→ **COLLECTED DATA**

════════════════

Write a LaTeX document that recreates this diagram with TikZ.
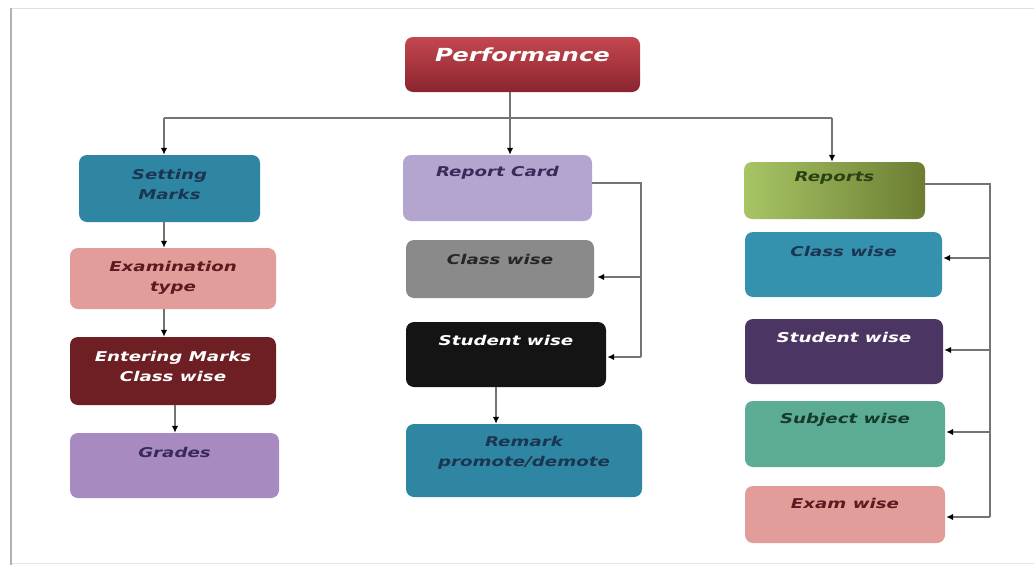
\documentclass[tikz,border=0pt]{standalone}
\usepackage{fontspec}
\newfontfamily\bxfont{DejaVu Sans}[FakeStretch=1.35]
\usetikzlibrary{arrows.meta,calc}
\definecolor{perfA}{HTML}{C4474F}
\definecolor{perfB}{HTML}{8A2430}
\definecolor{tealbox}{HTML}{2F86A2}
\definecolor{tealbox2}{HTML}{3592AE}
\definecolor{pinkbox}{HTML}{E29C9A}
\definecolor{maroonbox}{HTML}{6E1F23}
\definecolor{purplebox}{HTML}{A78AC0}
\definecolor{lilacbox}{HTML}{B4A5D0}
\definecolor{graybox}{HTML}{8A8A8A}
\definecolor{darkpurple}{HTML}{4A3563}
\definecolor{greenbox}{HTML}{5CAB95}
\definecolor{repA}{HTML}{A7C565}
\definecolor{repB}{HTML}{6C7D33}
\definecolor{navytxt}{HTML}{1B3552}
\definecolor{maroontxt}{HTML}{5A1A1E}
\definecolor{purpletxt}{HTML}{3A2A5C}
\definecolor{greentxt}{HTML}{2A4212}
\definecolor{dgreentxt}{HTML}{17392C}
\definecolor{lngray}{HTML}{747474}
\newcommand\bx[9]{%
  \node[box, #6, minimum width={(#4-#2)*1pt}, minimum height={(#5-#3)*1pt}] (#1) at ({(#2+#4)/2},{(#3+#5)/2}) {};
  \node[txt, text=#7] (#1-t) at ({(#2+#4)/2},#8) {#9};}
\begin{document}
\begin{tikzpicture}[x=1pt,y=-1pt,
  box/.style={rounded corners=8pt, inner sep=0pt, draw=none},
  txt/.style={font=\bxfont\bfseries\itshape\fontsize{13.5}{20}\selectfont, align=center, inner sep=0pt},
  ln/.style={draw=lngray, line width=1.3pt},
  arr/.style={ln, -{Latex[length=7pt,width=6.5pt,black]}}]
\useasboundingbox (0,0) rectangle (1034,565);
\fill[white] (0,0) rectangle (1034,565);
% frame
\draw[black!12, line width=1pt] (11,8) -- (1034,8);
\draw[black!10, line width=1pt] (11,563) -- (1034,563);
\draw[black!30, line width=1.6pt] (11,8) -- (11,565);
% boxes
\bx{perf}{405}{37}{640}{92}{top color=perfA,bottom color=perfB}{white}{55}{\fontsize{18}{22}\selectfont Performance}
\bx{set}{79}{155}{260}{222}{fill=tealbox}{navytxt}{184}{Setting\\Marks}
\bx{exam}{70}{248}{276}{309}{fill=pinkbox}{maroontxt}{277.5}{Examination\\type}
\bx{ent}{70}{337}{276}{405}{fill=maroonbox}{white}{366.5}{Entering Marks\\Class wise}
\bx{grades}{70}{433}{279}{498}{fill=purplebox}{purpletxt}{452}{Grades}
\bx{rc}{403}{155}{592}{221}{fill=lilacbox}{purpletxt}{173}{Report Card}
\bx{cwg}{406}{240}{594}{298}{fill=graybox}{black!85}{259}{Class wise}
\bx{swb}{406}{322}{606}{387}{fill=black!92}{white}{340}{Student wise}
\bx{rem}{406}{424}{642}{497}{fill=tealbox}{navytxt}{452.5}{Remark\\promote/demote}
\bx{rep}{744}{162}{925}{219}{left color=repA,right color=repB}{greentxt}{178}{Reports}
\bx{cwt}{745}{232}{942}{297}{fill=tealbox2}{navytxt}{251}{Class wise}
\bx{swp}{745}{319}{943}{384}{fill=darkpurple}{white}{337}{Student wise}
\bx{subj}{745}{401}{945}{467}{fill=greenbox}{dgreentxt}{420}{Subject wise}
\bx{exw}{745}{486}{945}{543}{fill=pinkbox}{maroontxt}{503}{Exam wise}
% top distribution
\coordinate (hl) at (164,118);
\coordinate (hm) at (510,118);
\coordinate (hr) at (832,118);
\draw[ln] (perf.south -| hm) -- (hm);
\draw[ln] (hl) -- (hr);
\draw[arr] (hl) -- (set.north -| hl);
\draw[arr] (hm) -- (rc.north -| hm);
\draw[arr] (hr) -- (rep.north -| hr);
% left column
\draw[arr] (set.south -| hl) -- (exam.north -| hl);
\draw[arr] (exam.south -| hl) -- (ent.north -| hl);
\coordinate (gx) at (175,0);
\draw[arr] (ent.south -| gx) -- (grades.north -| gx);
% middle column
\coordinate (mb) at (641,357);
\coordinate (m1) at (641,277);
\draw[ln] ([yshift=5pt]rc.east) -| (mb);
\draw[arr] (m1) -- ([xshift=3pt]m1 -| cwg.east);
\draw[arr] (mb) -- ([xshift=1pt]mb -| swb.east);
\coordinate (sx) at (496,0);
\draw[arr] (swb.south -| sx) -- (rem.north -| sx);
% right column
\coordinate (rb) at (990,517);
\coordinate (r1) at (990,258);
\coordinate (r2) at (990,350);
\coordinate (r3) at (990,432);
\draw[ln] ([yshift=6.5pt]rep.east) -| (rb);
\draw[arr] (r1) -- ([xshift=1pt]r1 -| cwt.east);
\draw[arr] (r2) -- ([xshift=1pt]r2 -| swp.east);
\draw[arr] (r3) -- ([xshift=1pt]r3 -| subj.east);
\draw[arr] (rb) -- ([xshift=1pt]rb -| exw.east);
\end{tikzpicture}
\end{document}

════════════════

→ **GOAL OF THE EXERCISE**
Return the whole listing, word for word, and leave out every picture.

→ **TASK RESPONSE**
Write a LaTeX document that recreates this diagram with TikZ.
\documentclass[tikz,border=0pt]{standalone}
\usepackage{fontspec}
\newfontfamily\bxfont{DejaVu Sans}[FakeStretch=1.35]
\usetikzlibrary{arrows.meta,calc}
\definecolor{perfA}{HTML}{C4474F}
\definecolor{perfB}{HTML}{8A2430}
\definecolor{tealbox}{HTML}{2F86A2}
\definecolor{tealbox2}{HTML}{3592AE}
\definecolor{pinkbox}{HTML}{E29C9A}
\definecolor{maroonbox}{HTML}{6E1F23}
\definecolor{purplebox}{HTML}{A78AC0}
\definecolor{lilacbox}{HTML}{B4A5D0}
\definecolor{graybox}{HTML}{8A8A8A}
\definecolor{darkpurple}{HTML}{4A3563}
\definecolor{greenbox}{HTML}{5CAB95}
\definecolor{repA}{HTML}{A7C565}
\definecolor{repB}{HTML}{6C7D33}
\definecolor{navytxt}{HTML}{1B3552}
\definecolor{maroontxt}{HTML}{5A1A1E}
\definecolor{purpletxt}{HTML}{3A2A5C}
\definecolor{greentxt}{HTML}{2A4212}
\definecolor{dgreentxt}{HTML}{17392C}
\definecolor{lngray}{HTML}{747474}
\newcommand\bx[9]{%
  \node[box, #6, minimum width={(#4-#2)*1pt}, minimum height={(#5-#3)*1pt}] (#1) at ({(#2+#4)/2},{(#3+#5)/2}) {};
  \node[txt, text=#7] (#1-t) at ({(#2+#4)/2},#8) {#9};}
\begin{document}
\begin{tikzpicture}[x=1pt,y=-1pt,
  box/.style={rounded corners=8pt, inner sep=0pt, draw=none},
  txt/.style={font=\bxfont\bfseries\itshape\fontsize{13.5}{20}\selectfont, align=center, inner sep=0pt},
  ln/.style={draw=lngray, line width=1.3pt},
  arr/.style={ln, -{Latex[length=7pt,width=6.5pt,black]}}]
\useasboundingbox (0,0) rectangle (1034,565);
\fill[white] (0,0) rectangle (1034,565);
% frame
\draw[black!12, line width=1pt] (11,8) -- (1034,8);
\draw[black!10, line width=1pt] (11,563) -- (1034,563);
\draw[black!30, line width=1.6pt] (11,8) -- (11,565);
% boxes
\bx{perf}{405}{37}{640}{92}{top color=perfA,bottom color=perfB}{white}{55}{\fontsize{18}{22}\selectfont Performance}
\bx{set}{79}{155}{260}{222}{fill=tealbox}{navytxt}{184}{Setting\\Marks}
\bx{exam}{70}{248}{276}{309}{fill=pinkbox}{maroontxt}{277.5}{Examination\\type}
\bx{ent}{70}{337}{276}{405}{fill=maroonbox}{white}{366.5}{Entering Marks\\Class wise}
\bx{grades}{70}{433}{279}{498}{fill=purplebox}{purpletxt}{452}{Grades}
\bx{rc}{403}{155}{592}{221}{fill=lilacbox}{purpletxt}{173}{Report Card}
\bx{cwg}{406}{240}{594}{298}{fill=graybox}{black!85}{259}{Class wise}
\bx{swb}{406}{322}{606}{387}{fill=black!92}{white}{340}{Student wise}
\bx{rem}{406}{424}{642}{497}{fill=tealbox}{navytxt}{452.5}{Remark\\promote/demote}
\bx{rep}{744}{162}{925}{219}{left color=repA,right color=repB}{greentxt}{178}{Reports}
\bx{cwt}{745}{232}{942}{297}{fill=tealbox2}{navytxt}{251}{Class wise}
\bx{swp}{745}{319}{943}{384}{fill=darkpurple}{white}{337}{Student wise}
\bx{subj}{745}{401}{945}{467}{fill=greenbox}{dgreentxt}{420}{Subject wise}
\bx{exw}{745}{486}{945}{543}{fill=pinkbox}{maroontxt}{503}{Exam wise}
% top distribution
\coordinate (hl) at (164,118);
\coordinate (hm) at (510,118);
\coordinate (hr) at (832,118);
\draw[ln] (perf.south -| hm) -- (hm);
\draw[ln] (hl) -- (hr);
\draw[arr] (hl) -- (set.north -| hl);
\draw[arr] (hm) -- (rc.north -| hm);
\draw[arr] (hr) -- (rep.north -| hr);
% left column
\draw[arr] (set.south -| hl) -- (exam.north -| hl);
\draw[arr] (exam.south -| hl) -- (ent.north -| hl);
\coordinate (gx) at (175,0);
\draw[arr] (ent.south -| gx) -- (grades.north -| gx);
% middle column
\coordinate (mb) at (641,357);
\coordinate (m1) at (641,277);
\draw[ln] ([yshift=5pt]rc.east) -| (mb);
\draw[arr] (m1) -- ([xshift=3pt]m1 -| cwg.east);
\draw[arr] (mb) -- ([xshift=1pt]mb -| swb.east);
\coordinate (sx) at (496,0);
\draw[arr] (swb.south -| sx) -- (rem.north -| sx);
% right column
\coordinate (rb) at (990,517);
\coordinate (r1) at (990,258);
\coordinate (r2) at (990,350);
\coordinate (r3) at (990,432);
\draw[ln] ([yshift=6.5pt]rep.east) -| (rb);
\draw[arr] (r1) -- ([xshift=1pt]r1 -| cwt.east);
\draw[arr] (r2) -- ([xshift=1pt]r2 -| swp.east);
\draw[arr] (r3) -- ([xshift=1pt]r3 -| subj.east);
\draw[arr] (rb) -- ([xshift=1pt]rb -| exw.east);
\end{tikzpicture}
\end{document}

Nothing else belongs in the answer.